Energy and performance exploration of accelerator coherency port using Xilinx ZYNQ

  • Authors:
  • Mohammadsadegh Sadri;Christian Weis;Norbert Wehn;Luca Benini

  • Affiliations:
  • University of Bologna, Italy;University of Kaiserslautern, Germany;University of Kaiserslautern, Germany;University of Bologna, Italy

  • Venue:
  • Proceedings of the 10th FPGAworld Conference
  • Year:
  • 2013

Quantified Score

Hi-index 0.00

Visualization

Abstract

Cooperation of CPU and hardware accelerator to accomplish computational intensive tasks, provides significant advantages in run-time speed and energy. Efficient management of data sharing among multiple computational kernels can rapidly turn into a complicated problem.

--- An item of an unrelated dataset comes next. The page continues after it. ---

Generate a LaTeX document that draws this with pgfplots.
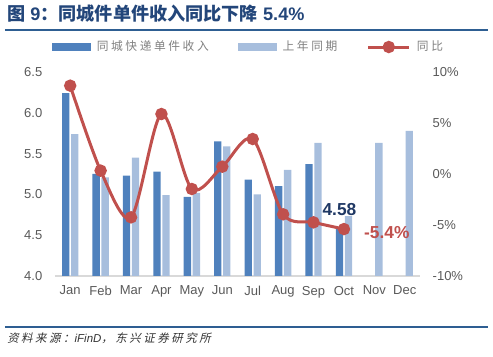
\documentclass[border=0pt]{standalone}
\usepackage{pgfplots}
\pgfplotsset{compat=1.18}
\usepackage{fontspec}
\setmainfont{Liberation Sans}
\newfontfamily\cjk{Noto Sans CJK SC}
\newfontfamily\cjkl[LetterSpace=22]{Noto Sans CJK SC}
\newfontfamily\cjksl[LetterSpace=22,FakeSlant=0.22]{Noto Sans CJK SC}
\definecolor{darkbar}{RGB}{79,129,189}
\definecolor{lightbar}{RGB}{167,190,221}
\definecolor{linered}{RGB}{192,80,77}
\definecolor{titleblue}{RGB}{35,70,122}
\definecolor{ruleblue}{RGB}{46,94,146}
\definecolor{navy}{RGB}{31,56,100}
\definecolor{tickgray}{RGB}{89,89,89}
\definecolor{leggray}{RGB}{128,128,128}
\definecolor{axisgray}{RGB}{217,217,217}
\newcommand\ticks{\fontsize{9.75pt}{11pt}\selectfont}
\begin{document}
\begin{tikzpicture}
\useasboundingbox (-41.25pt,-60.75pt) rectangle (328.5pt,207pt);
% title and rules
\node[anchor=west, inner sep=0pt, text=titleblue, font=\fontsize{13.6pt}{15pt}\selectfont\bfseries] at (-36pt,196.5pt) {{\cjk 图} 9{\cjk ：同城件单件收入同比下降} 5.4\%};
\draw[ruleblue, line width=1.1pt] (-37.5pt,184.5pt) -- (324.75pt,184.5pt);
\draw[ruleblue, line width=1.1pt] (-37.5pt,-38.25pt) -- (324.75pt,-38.25pt);
\node[anchor=west, inner sep=0pt, text=black!80, font=\fontsize{8.6pt}{10pt}\selectfont] at (-36pt,-46.5pt) {\cjksl 资料来源：\normalfont\itshape iFinD\cjksl ，东兴证券研究所};
\begin{axis}[
  scale only axis, width=273.75pt, height=153pt,
  xmin=-0.5, xmax=11.5, ymin=4, ymax=6.5,
  axis x line*=bottom, axis y line*=left,
  y axis line style={draw=none},
  x axis line style={draw=axisgray, line width=1.1pt, -},
  major tick length=0pt,
  xtick={0,...,11},
  xticklabels={Jan,Feb,Mar,Apr,May,Jun,Jul,Aug,Sep,Oct,Nov,Dec},
  ytick={4,4.5,5,5.5,6,6.5},
  yticklabel style={/pgf/number format/fixed, /pgf/number format/precision=1, /pgf/number format/fixed zerofill},
  /pgf/number format/assume math mode=true,
  tick label style={font=\ticks, text=tickgray},
  yticklabel style={xshift=-6pt},
  xticklabel style={yshift=-4pt},
  ybar, bar width=5.5pt,
]
\addplot[fill=darkbar, draw=none, bar shift=-3.4pt] coordinates {
(0,6.24) (1,5.25) (2,5.23) (3,5.28) (4,4.97) (5,5.65) (6,5.18) (7,5.10) (8,5.37) (9,4.58)};
\addplot[fill=lightbar, draw=none, bar shift=3.4pt] coordinates {
(0,5.74) (1,5.21) (2,5.45) (3,4.99) (4,5.02) (5,5.59) (6,5.00) (7,5.30) (8,5.63) (9,4.78) (10,5.63) (11,5.78)};
\node[anchor=south, text=navy, font=\fontsize{13pt}{14pt}\selectfont\bfseries, fill=white, inner sep=0.5pt] at (axis cs:9,4.58) [xshift=-3.4pt, yshift=9pt] {4.58};
\end{axis}
\begin{axis}[
  scale only axis, width=273.75pt, height=153pt,
  xmin=-0.5, xmax=11.5, ymin=-10, ymax=10,
  axis y line*=right, axis x line=none,
  y axis line style={draw=none},
  major tick length=0pt,
  ytick={-10,-5,0,5,10},
  yticklabel={\pgfmathprintnumber{\tick}\%},
  /pgf/number format/assume math mode=true,
  tick label style={font=\ticks, text=tickgray},
  yticklabel style={xshift=6pt},
  legend columns=3,
  legend cell align=left,
  legend style={draw=none, fill=none, at={(0.5315,1.1225)}, anchor=center,
    font=\cjkl\fontsize{8.8pt}{10pt}\selectfont, text=leggray,
    /tikz/every odd column/.append style={column sep=2.5pt},
    /tikz/every even column/.append style={column sep=20pt}},
]
\addlegendimage{legend image code/.code={\fill[darkbar] (0pt,-2.5pt) rectangle (28.5pt,2.5pt);}}
\addlegendentry{同城快递单件收入}
\addlegendimage{legend image code/.code={\fill[lightbar] (0pt,-2.5pt) rectangle (28.5pt,2.5pt);}}
\addlegendentry{上年同期}
\addplot[color=linered, line width=2.25pt, smooth, mark=*, mark size=3.5pt,
  legend image code/.code={\draw[linered, line width=2.25pt] (0pt,0pt) -- (31pt,0pt); \fill[linered] (15.5pt,0pt) circle (3.5pt);}]
coordinates {(0,8.66) (1,0.33) (2,-4.25) (3,5.88) (4,-1.47) (5,0.72) (6,3.43) (7,-3.95) (8,-4.74) (9,-5.4)};
\addlegendentry{同比}
\node[anchor=west, inner sep=0pt, text=linered, font=\fontsize{13pt}{14pt}\selectfont\bfseries] at (axis cs:9,-5.4) [xshift=15pt, yshift=-2.25pt] {-5.4\%};
\end{axis}
\end{tikzpicture}
\end{document}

The Accelerator coherency port (ACP) emerges as a possible solution by enabling hardware accelerators to issue coherent accesses to the memory space. In this paper, we quantify the advantages of using ACP over the traditional method of sharing data on the DRAM. We select the Xilinx ZYNQ as target and develop an infrastructure to stress the ACP and high-performance (HP) AXI interfaces of the ZYNQ device. Hardware accelerators on both of HP and ACP AXI interfaces reach full duplex data processing bandwidth of over 1.6 GBytes/s running at 125 MHz on a XC7Z020-1C device. The effect of background DRAM and cache traffic on the performance of accelerators is analyzed. For a sample image filtering task, the cooperative operation of CPU and ACP accelerator (CPU-ACP) gains a speed-up of 1.2X over CPU and HP acceleration (CPU-HP). In terms of energy efficiency, an improvement of 2.5 nJ ( 20%) is shown for each byte of processed data. This is the first work which represents detailed practical comparisons on the speed and energy efficiency of various processor-accelerator memory sharing techniques in a configurable heterogeneous platform.